Como resolver isso? O problema é que a gente está trabalhando com as variáveis erradas. Na regressão, a gente está definindo um único efeito de tratamento. Mas, o código que simula usa diferentes efeitos de tratamento. Então, até do ponto de vista de recuperar os efeitos de tratamento, nós gostaríamos de recuperar o efeito de tratamento para quem é tratado no período 1 em diante, do período 2 em diante etc. O que acontece é que o estimador de diferenças em diferenças usual faz uma combinação linear desses efeitos de tratamento que não necessariamente somam um nem são positivas, então a gente obtém um estimador que não faz sentido:

simul3 <- function(t,n,thres,treat_effect,prob){
  
  data <- panel2(t,n,thres,treat_effect,prob)
  data <- data  %>% group_by(id) %>% mutate(cohort = (t+1) - sum(D),Dd = cohort*D) %>% mutate(cohort = as.factor(cohort),T = as.factor(T), Dd = as.factor(Dd)) %>% mutate(cohort = relevel(cohort,"4"))
  mod <- lm(Y ~ Dd + cohort +T,data = data)
  data_treated <- data %>% group_by(id) %>% filter(D == 1)
  ATT <- mean(data_treated$Y1 - data_treated$Y0)
  
  return(c(coef(mod)[c("Dd1","Dd2","Dd3")],mean(ATT)))
  
}

Vamos fazer a simulação:

resul3 <- future_map(1:1000,\(x)simul3(3,500,0,treatment_effects,c(3/8,3/8,2/8)), .options = furrr_options(seed = TRUE))

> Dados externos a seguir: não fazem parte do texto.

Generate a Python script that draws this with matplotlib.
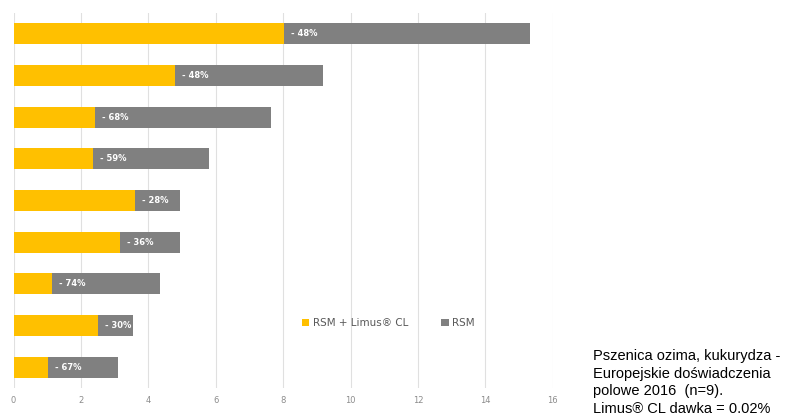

Agora a gente tem três efeitos de tratamento, vamos ver qual a média:

resul3 <- do.call(rbind,resul3)
colMeans(resul3[,1:3])
##       Dd1       Dd2       Dd3 
## 2.9996215 1.9975379 0.9994349

Vamos fazer um histograma, e pra ficar fácil de vizualizar eu vou plottar desvios do efeito de tratamento estimados dos efeitos de tratamento que a gente estabeleceu no código:

true_effect <- matrix(treatment_effects,nrow=1000,ncol=3,byrow = TRUE)

est <- resul3[,1:3] - true_effect %>% as.data.frame()
est <- pivot_longer(est,everything())

ggplot(est,aes(value)) + geom_histogram() + facet_grid(.~name) + theme_light()
## `stat_bin()` using `bins = 30`. Pick better value with `binwidth`.

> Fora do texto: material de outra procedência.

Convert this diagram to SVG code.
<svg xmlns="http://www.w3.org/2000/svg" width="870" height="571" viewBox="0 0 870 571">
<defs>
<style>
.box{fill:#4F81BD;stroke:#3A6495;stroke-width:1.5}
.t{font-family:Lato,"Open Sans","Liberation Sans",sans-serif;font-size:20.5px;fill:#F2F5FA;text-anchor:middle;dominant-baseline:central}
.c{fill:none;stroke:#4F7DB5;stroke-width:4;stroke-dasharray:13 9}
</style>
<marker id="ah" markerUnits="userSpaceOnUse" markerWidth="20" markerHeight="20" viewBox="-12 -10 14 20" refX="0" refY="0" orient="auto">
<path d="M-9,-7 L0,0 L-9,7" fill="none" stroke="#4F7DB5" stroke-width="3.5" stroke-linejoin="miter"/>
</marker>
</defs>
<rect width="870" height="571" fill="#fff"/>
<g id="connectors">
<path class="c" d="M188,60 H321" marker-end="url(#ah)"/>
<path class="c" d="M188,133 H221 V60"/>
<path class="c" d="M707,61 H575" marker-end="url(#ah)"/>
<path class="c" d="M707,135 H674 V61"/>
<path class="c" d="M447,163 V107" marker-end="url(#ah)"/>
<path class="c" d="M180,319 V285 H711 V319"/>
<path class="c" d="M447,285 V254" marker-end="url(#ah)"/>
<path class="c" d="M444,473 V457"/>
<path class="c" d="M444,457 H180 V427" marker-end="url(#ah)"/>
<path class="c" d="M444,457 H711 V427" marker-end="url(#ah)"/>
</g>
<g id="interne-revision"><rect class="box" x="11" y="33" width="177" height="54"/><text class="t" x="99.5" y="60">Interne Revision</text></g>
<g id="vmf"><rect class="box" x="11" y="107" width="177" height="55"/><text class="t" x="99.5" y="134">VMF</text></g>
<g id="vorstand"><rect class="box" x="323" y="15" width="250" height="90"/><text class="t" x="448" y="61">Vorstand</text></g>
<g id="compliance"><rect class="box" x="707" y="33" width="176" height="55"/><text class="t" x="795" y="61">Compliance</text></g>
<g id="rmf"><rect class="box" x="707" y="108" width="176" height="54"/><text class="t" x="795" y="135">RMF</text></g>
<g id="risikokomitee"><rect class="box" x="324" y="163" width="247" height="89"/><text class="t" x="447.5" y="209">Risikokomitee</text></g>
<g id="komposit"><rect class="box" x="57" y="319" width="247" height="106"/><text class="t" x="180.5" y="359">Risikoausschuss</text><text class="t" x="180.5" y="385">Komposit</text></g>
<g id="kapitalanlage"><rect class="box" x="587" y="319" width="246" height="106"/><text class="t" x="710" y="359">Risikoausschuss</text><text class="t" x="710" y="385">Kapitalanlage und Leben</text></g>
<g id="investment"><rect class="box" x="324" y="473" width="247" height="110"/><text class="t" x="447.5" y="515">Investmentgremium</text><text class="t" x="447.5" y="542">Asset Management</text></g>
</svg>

A média dos efeitos de tratamento pra cada coorte é bem próximo do que a gente estabeleceu e os histogramas são bem comportados. É fácil a gente construir qualquer estimador a partir disso,por exemplo, a gente pode fazer uma média ponderada pela probabilidade de pertencer a cada coorte. Isso exigira reescrever o código um pouquinho porque nenhuma das funções entrega a proporção em cada coorte. Esse post já está longo o bastante e então fica como exercício para o leitor.

É claro, nada desse post é original: o problema é do paper do Chaisemartin (Two-Way Fixed Effects Estimators with Heterogeneous Treatment Effects) e a solução veio de um paper do Wooldridge.